Mary Spicer's new exhibition opens on Monday at the St Giles Street Gallery in Norwich. Rather than romanticising the East Anglian countryside, her work focuses on how farming gouges and shapes the land, with tractor tracks creating patterns on the fields and churning the earth into thick folds of mud.

"I have been particularly looking at the way the land gets carved up by agricultural machinery," she says. "It gets scoured and criss-crossed by ploughed lines. I have been trying to look at the texture of landscape, the marks you can get as a result of that."

Her paintings combine several media - acrylic paint, oil pastels, Indian ink and texture gel, for instance - applied in thick swathes that, in the words of gallery owner David Koppel, "really capture Norfolk".

Mary has lived at Ditchingham, near Bungay, for 17 years and has come to know the surrounding landscape well.

"Because I have been in the landscape and got to know it very intimately, what I want to do is pinpoint certain features in the landscape that are specific to East Anglia," she says.

"I particularly didn't want to do what a lot of East Anglian artists do, which is to put in all the windmills and the usual features.

"I wanted to look at it differently and put a whole new take on it.

"I make the foregrounds very big so you get a very small strip of sky, and you are really confronted by the land in front of you."

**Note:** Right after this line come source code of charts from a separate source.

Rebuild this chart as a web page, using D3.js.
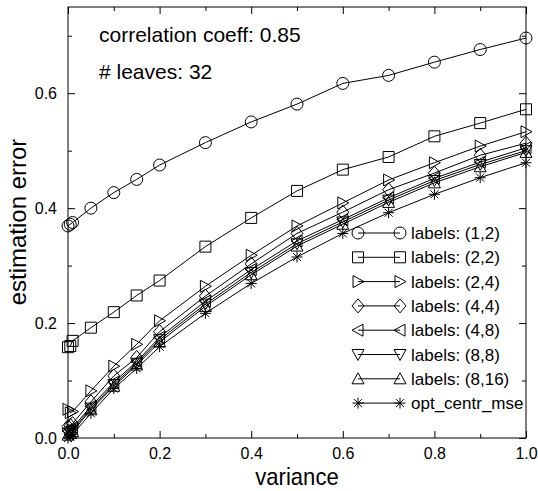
<!DOCTYPE html>
<html><head><meta charset="utf-8">
<script src="https://cdn.jsdelivr.net/npm/d3@7"></script>
<style>body{margin:0;background:#fff}svg{display:block;font-family:"Liberation Sans",Arial,sans-serif}</style>
</head><body><svg id="c" width="538" height="491"></svg>
<script>
const variance = [0, 0.005, 0.01, 0.05, 0.1, 0.15, 0.2, 0.3, 0.4, 0.5, 0.6, 0.7, 0.8, 0.9, 1.0];
const labels12  = [0.369, 0.372, 0.375, 0.400, 0.427, 0.450, 0.475, 0.514, 0.550, 0.581, 0.617, 0.631, 0.654, 0.676, 0.696];
const labels22  = [0.158, 0.160, 0.169, 0.192, 0.219, 0.248, 0.274, 0.333, 0.383, 0.430, 0.467, 0.489, 0.525, 0.548, 0.572];
const labels24  = [0.050, 0.044, 0.046, 0.082, 0.125, 0.163, 0.204, 0.264, 0.318, 0.369, 0.409, 0.449, 0.479, 0.508, 0.533];
const labels44  = [0.020, 0.022, 0.025, 0.063, 0.108, 0.140, 0.185, 0.247, 0.303, 0.356, 0.393, 0.432, 0.461, 0.492, 0.513];
const labels48  = [0.012, 0.015, 0.018, 0.055, 0.097, 0.133, 0.175, 0.238, 0.293, 0.343, 0.380, 0.418, 0.452, 0.480, 0.505];
const labels88  = [0.008, 0.011, 0.014, 0.052, 0.093, 0.130, 0.171, 0.233, 0.288, 0.338, 0.376, 0.414, 0.448, 0.476, 0.500];
const labels816 = [0.005, 0.008, 0.011, 0.049, 0.090, 0.127, 0.167, 0.229, 0.284, 0.334, 0.372, 0.410, 0.444, 0.472, 0.497];
const optCentr  = [0.000, 0.003, 0.006, 0.043, 0.086, 0.121, 0.159, 0.217, 0.269, 0.315, 0.356, 0.392, 0.424, 0.453, 0.479];
const seriesNames = ["labels: (1,2)","labels: (2,2)","labels: (2,4)","labels: (4,4)","labels: (4,8)","labels: (8,8)","labels: (8,16)","opt_centr_mse"];
const seriesMarkers = ["circle","square","triRight","diamond","triLeft","triDown","triUp","star"];
const seriesValues = [labels12, labels22, labels24, labels44, labels48, labels88, labels816, optCentr];
const xTicks = [0, 0.2, 0.4, 0.6, 0.8, 1.0];
const yTicks = [0, 0.2, 0.4, 0.6];
const xMinor = [0.1, 0.3, 0.5, 0.7, 0.9];
const yMinor = [0.1, 0.3, 0.5, 0.7];
const annotations = ["correlation coeff: 0.85", "# leaves: 32"];

const svg = d3.select("#c");
const L = 68, R = 526, T = 7, B = 438;
const x = d3.scaleLinear().domain([0, 1]).range([L, R]);
const y = d3.scaleLinear().domain([0, 0.75]).range([B, T]);

function markerPath(type) {
  switch (type) {
    case "circle": return "M6,0A6,6 0 1,1 -6,0A6,6 0 1,1 6,0Z";
    case "square": return "M-5.5,-5.5H5.5V5.5H-5.5Z";
    case "triRight": return "M-5,-6L6,0L-5,6Z";
    case "triLeft": return "M5,-6L-6,0L5,6Z";
    case "triDown": return "M-6,-5L6,-5L0,6Z";
    case "triUp": return "M-6,5L6,5L0,-6Z";
    case "diamond": return "M0,-7L6,0L0,7L-6,0Z";
    case "star": return "M-5.5,0H5.5M0,-5.5V5.5M-4,-4L4,4M-4,4L4,-4";
  }
}

// frame
svg.append("rect").attr("x", L).attr("y", T).attr("width", R - L).attr("height", B - T)
  .attr("fill", "none").attr("stroke", "#000").attr("stroke-width", 1);

// axes with inward ticks on all four sides
const g = svg.append("g");
g.append("g").attr("transform", `translate(0,${B})`)
  .call(d3.axisBottom(x).tickValues(xTicks).tickSizeInner(-7).tickSizeOuter(0).tickFormat(d3.format(".1f")).tickPadding(10))
  .call(s => { s.select(".domain").remove(); s.selectAll("text").attr("font-size", 16).attr("fill", "#000").attr("font-family", "Liberation Sans, Arial, sans-serif"); });
g.append("g").attr("transform", `translate(0,${B})`)
  .call(d3.axisBottom(x).tickValues(xMinor).tickSizeInner(-4).tickSizeOuter(0).tickFormat(""))
  .call(s => s.select(".domain").remove());
g.append("g").attr("transform", `translate(0,${T})`)
  .call(d3.axisTop(x).tickValues(xTicks).tickSizeInner(-7).tickSizeOuter(0).tickFormat(""))
  .call(s => s.select(".domain").remove());
g.append("g").attr("transform", `translate(0,${T})`)
  .call(d3.axisTop(x).tickValues(xMinor).tickSizeInner(-4).tickSizeOuter(0).tickFormat(""))
  .call(s => s.select(".domain").remove());
g.append("g").attr("transform", `translate(${L},0)`)
  .call(d3.axisLeft(y).tickValues(yTicks).tickSizeInner(-7).tickSizeOuter(0).tickFormat(d3.format(".1f")).tickPadding(11))
  .call(s => { s.select(".domain").remove(); s.selectAll("text").attr("font-size", 16).attr("fill", "#000").attr("font-family", "Liberation Sans, Arial, sans-serif"); });
g.append("g").attr("transform", `translate(${L},0)`)
  .call(d3.axisLeft(y).tickValues(yMinor).tickSizeInner(-4).tickSizeOuter(0).tickFormat(""))
  .call(s => s.select(".domain").remove());
g.append("g").attr("transform", `translate(${R},0)`)
  .call(d3.axisRight(y).tickValues(yTicks).tickSizeInner(-7).tickSizeOuter(0).tickFormat(""))
  .call(s => s.select(".domain").remove());
g.append("g").attr("transform", `translate(${R},0)`)
  .call(d3.axisRight(y).tickValues(yMinor).tickSizeInner(-4).tickSizeOuter(0).tickFormat(""))
  .call(s => s.select(".domain").remove());

// series
const line = d3.line().x((d, i) => x(variance[i])).y(d => y(d));
seriesValues.forEach((vals, k) => {
  const sg = svg.append("g");
  sg.append("path").attr("d", line(vals)).attr("fill", "none").attr("stroke", "#000").attr("stroke-width", 1);
  sg.selectAll("path.m").data(vals).join("path").attr("class", "m")
    .attr("transform", (d, i) => `translate(${x(variance[i])},${y(d)})`)
    .attr("d", markerPath(seriesMarkers[k]))
    .attr("fill", "none").attr("stroke", "#000").attr("stroke-width", 1);
});

// legend
const lg = svg.append("g");
seriesNames.forEach((name, k) => {
  const ly = 233 + k * 24.3;
  lg.append("line").attr("x1", 358).attr("x2", 400).attr("y1", ly).attr("y2", ly).attr("stroke", "#000");
  [358, 400].forEach(px => lg.append("path").attr("d", markerPath(seriesMarkers[k]))
    .attr("transform", `translate(${px},${ly})`).attr("fill", "none").attr("stroke", "#000"));
  lg.append("text").attr("x", 411).attr("y", ly + 6).attr("font-size", 17).text(name);
});

// annotations
annotations.forEach((t, i) => svg.append("text").attr("x", 99).attr("y", 42 + i * 37).attr("font-size", 21).text(t));

// axis titles
svg.append("text").attr("transform", "translate(297,485) scale(0.92,1)").attr("text-anchor", "middle").attr("font-size", 24).text("variance");
svg.append("text").attr("transform", "translate(26,222) rotate(-90)").attr("text-anchor", "middle").attr("font-size", 24).text("estimation error");
</script></body></html>
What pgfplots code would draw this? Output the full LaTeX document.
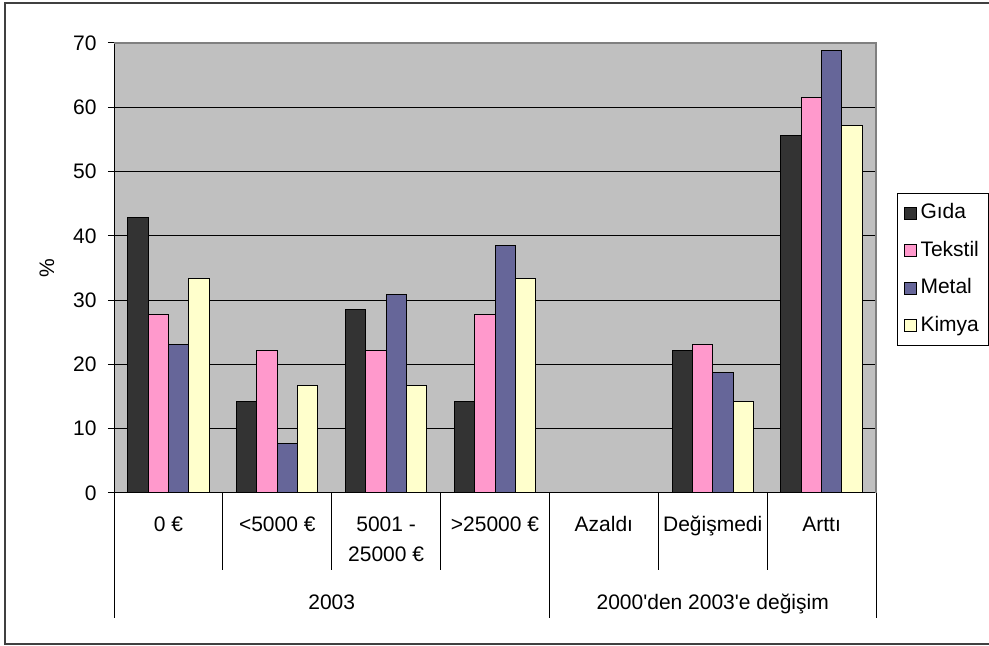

Most of the paintings on show at the gallery are around 50cm by 70cm. Titles include Across The Winter Fields to Broome Church, Scarred and Furrowed Land, and All Goes Back to the Land.

Her technique is to build up layers of texture through using brushes, palette knives and her fingers, creating "the unmistakable, indelible marks of human activity". Colours on her palette include yellow ochre, burnt sienna, burnt umber: rich, earthy colours that are topped with glints of ultramarine where puddles of water reflect the sky. The emphasis is on the countryside as a creation of society rather than a wilderness: we see the effects of farming, the farm buildings and churches that people have erected, the fields of crops, even piles of animal manure. She also charts the effects of the changing seasons. Some paintings evoke a cold winter light, other blaze with spring sunshine and the vivid glow of rape fields.

Mary began her career in 1978. She went to art school in Brighton and became an art teacher, spending time at Sir John Leman High School in Beccles, and taking adult education classes. She says: "Like most artists I have drifted in and out of teaching at times, but for the past six years I have been a full-time artist."

Landscapes, by Mary Spicer, is at the St Giles Street Gallery, 51 St Giles Street, Norwich until April 18. See www.sgsgallery.com. Prices range from £1,000 to £1,600.